USA: Harvard law review consider gender editor selection process

The Harvard Law Review will this year consider gender when selecting students for its 2014 board of editors, a decision that is likely to inflame a more than three-decade-long debate on affirmative action.

The number of women editors this year fell to its lowest point in about two decades -- even as the Harvard Law School itself nears gender parity. Of the law review’s 44 editors, only 9 are women. Women make up 48 percent of the class of 2015.

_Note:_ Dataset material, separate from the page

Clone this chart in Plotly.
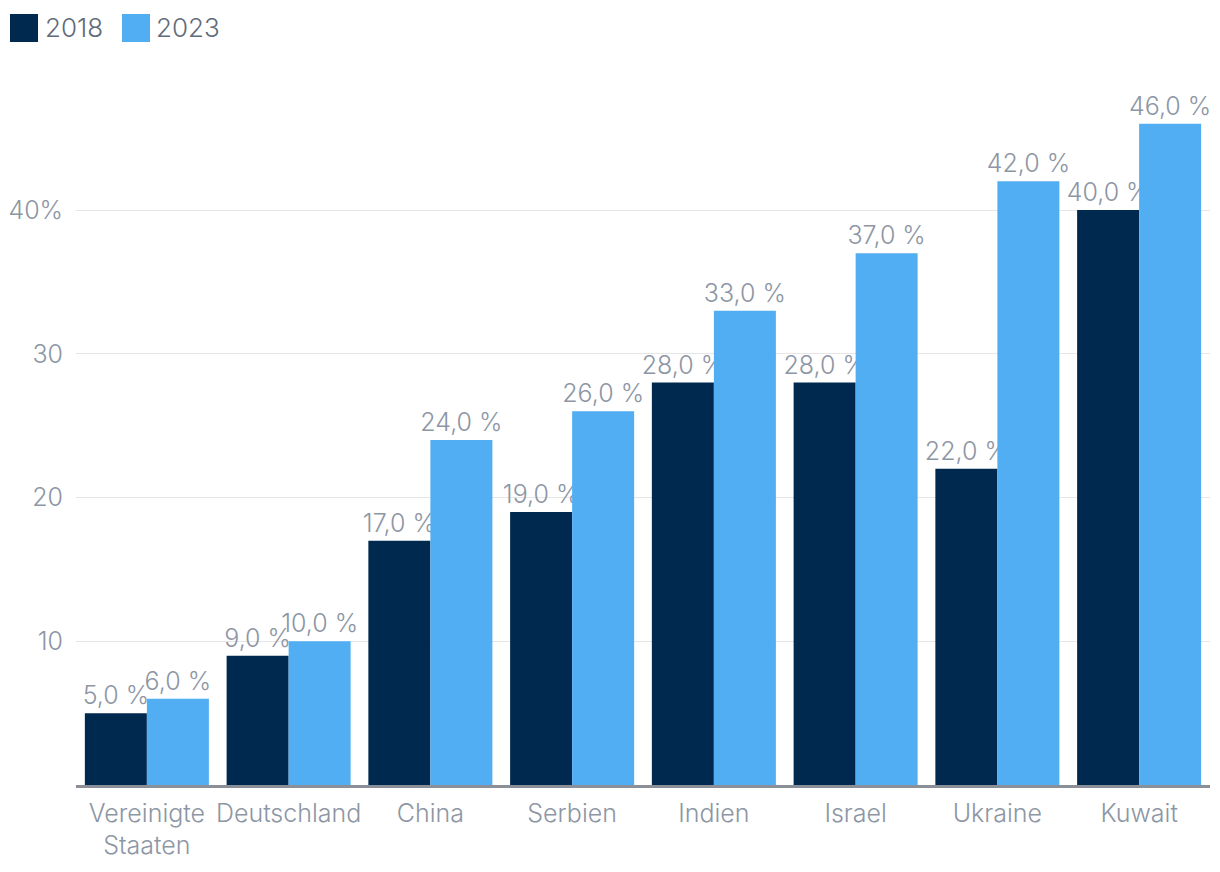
import plotly.graph_objects as go

categories = ["Vereinigte<br>Staaten", "Deutschland", "China", "Serbien", "Indien", "Israel", "Ukraine", "Kuwait"]
values_2018 = [5, 9, 17, 19, 28, 28, 22, 40]
values_2023 = [6, 10, 24, 26, 33, 37, 42, 46]
tick_vals = [10, 20, 30, 40]
tick_text = ["10", "20", "30", "40%"]

C18 = "#00294F"
C23 = "#52AEF3"
GREY = "#8D96A4"
FONT = "Inter"

def fmt(v):
    return f"{v:.1f}".replace(".", ",") + " %"

fig = go.Figure()
for name, vals, col in [("2018", values_2018, C18), ("2023", values_2023, C23)]:
    fig.add_trace(go.Bar(
        x=categories, y=vals, name=name, marker=dict(color=col, line=dict(width=0)),
        text=[fmt(v) for v in vals], textposition="outside", cliponaxis=False,
        constraintext="none",
        textfont=dict(color=GREY, size=25, family=FONT, weight=300),
        showlegend=False,
    ))

# page offset of 8px; figure coords
FW, FH = 1212, 864
L, R, T, B = 68, 1202, 87, 777
W, H = R - L, B - T
def px(x):
    return (x - L) / W
def py(y):
    return (B - y) / H

shapes = []
annotations = []
for (x0, label, col, tx) in [(2, "2018", C18, 35), (114, "2023", C23, 146)]:
    shapes.append(dict(type="rect", xref="paper", yref="paper",
                       x0=px(x0), x1=px(x0 + 28), y0=py(34), y1=py(6),
                       fillcolor=col, line=dict(width=0)))
    annotations.append(dict(xref="paper", yref="paper", x=px(tx), y=py(20),
                            text=label, showarrow=False, xanchor="left", yanchor="middle",
                            font=dict(color="#5F6B7A", size=26, family=FONT, weight=300)))

fig.update_layout(
    width=FW, height=FH,
    margin=dict(l=L, r=FW - R, t=T, b=FH - B),
    paper_bgcolor="white", plot_bgcolor="white",
    barmode="group", bargap=0.125, bargroupgap=0,
    font=dict(family=FONT, color=GREY, size=24, weight=300),
    showlegend=False,
    shapes=shapes, annotations=annotations,
)
fig.update_xaxes(showline=True, linecolor="#8A8F98", linewidth=2.5, ticks="",
                 tickfont=dict(size=25, color=GREY, family=FONT, weight=300),
                 showgrid=False, ticklabelstandoff=4, automargin=False)
fig.update_yaxes(range=[0, 48], tickvals=tick_vals, ticktext=tick_text,
                 showgrid=True, gridcolor="#E6E6E6", gridwidth=1.2, zeroline=False,
                 tickfont=dict(size=25, color=GREY, family=FONT, weight=300),
                 ticklabelstandoff=12, automargin=False)

fig.write_html("out.html")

The law review’s decision to adopt the policy adds to the ongoing debate on affirmative action. The U.S. Supreme Court will this year rule on whether race can be a factor in college admissions after hearing oral arguments in the case Fisher v. University of Texas at Austin last October. More recently, the debate about gender disparity in academic research flared when the legal scholar submission service Scholastica's practice of asking its users for demographic data came into focus.
The policy change will in reality only affect the 12 positions (the number will increase from 10 this year) that are filled by a discretionary committee. In selecting the editors, members of the committee consider such factors as academic achievement, race and physical disabilities. Of the remaining 34 positions on the board, 20 are filled based on the results from the law school’s first-year writing test, and 14 on a combination of their grades and writing test results. Official policy dictates no editor be made aware of which stage of the process resulted in his or her selection.

Apart from those factors and the additional ones considered by the discretionary committee, the entire process is anonymous -- a point that continues to be a source of confusion for those searching for a reason why the process consistently selects more men than women.

Former editors of the law review disagree on whether or not adding gender to that list will affect how the discretionary committee selects the law review's editors.

“[D]iversity is something that the law review has valued historically,” said Aileen M. McGrath, a former president who said she was enthusiastic about the change. “I think that the problem of gender disparity is one that’s persisted for several years, and it’s not surprising that the law review has taken steps to remedy that.”

Kevin Walsh, who served on the discretionary committee in 2002, said he was concerned that adding another factor could complicate the committee’s work. While the committee is only asked to take the factors into consideration, there is no formal guidance determining which factor takes precedence, leaving it up to the members themselves to decide which one should be most heavily weighted.

“I’m not sure that just adding another factor to throw into the black box amounts to a policy,” Walsh, an associate professor of law at the University of Richmond, said. He predicted the emphasis on increasing the number of women editors -- or any one of the other factors -- could vary from year to year depending on the interests of the editors on the discretionary committee.

“Putting aside any affirmative action policy, there’s still room for debate about the different factors,” Walsh said.

Both McGrath and Walsh said they remembered discussing gender policy during their time at the law review.

The Harvard Crimson, the university’s independent student-run newspaper, has chronicled the law review’s attempts to make race and gender factors in its selection process. After the law review in 1981 adopted a quota system that reserved four spots on the board of editors for women or students of minority backgrounds, the university launched an independent commission to study the decision. The law review scaled back the policy, choosing the following year to add race to the factors considered by the discretionary committee. The pared-down policy from 1982 included no mention of female applicants.

“It was a very controversial move,” said Mark B. Helm, who served as the law review’s president at the time. He recalled the policy changed drew unwanted attention from publications such as The New York Times and The Wall Street Journal.

More than 30 years later, “There hasn’t really been a notable response,” said Gillian S. Grossman, the law review’s current president. She said she could not think of law journals with similar affirmative action policies.

“I think that there was a strong feeling among [the board of editors] that we’re sort of always looking for ways to enhance the diversity of the law review,” she said. “The editors thought that this policy was a good step in that direction.”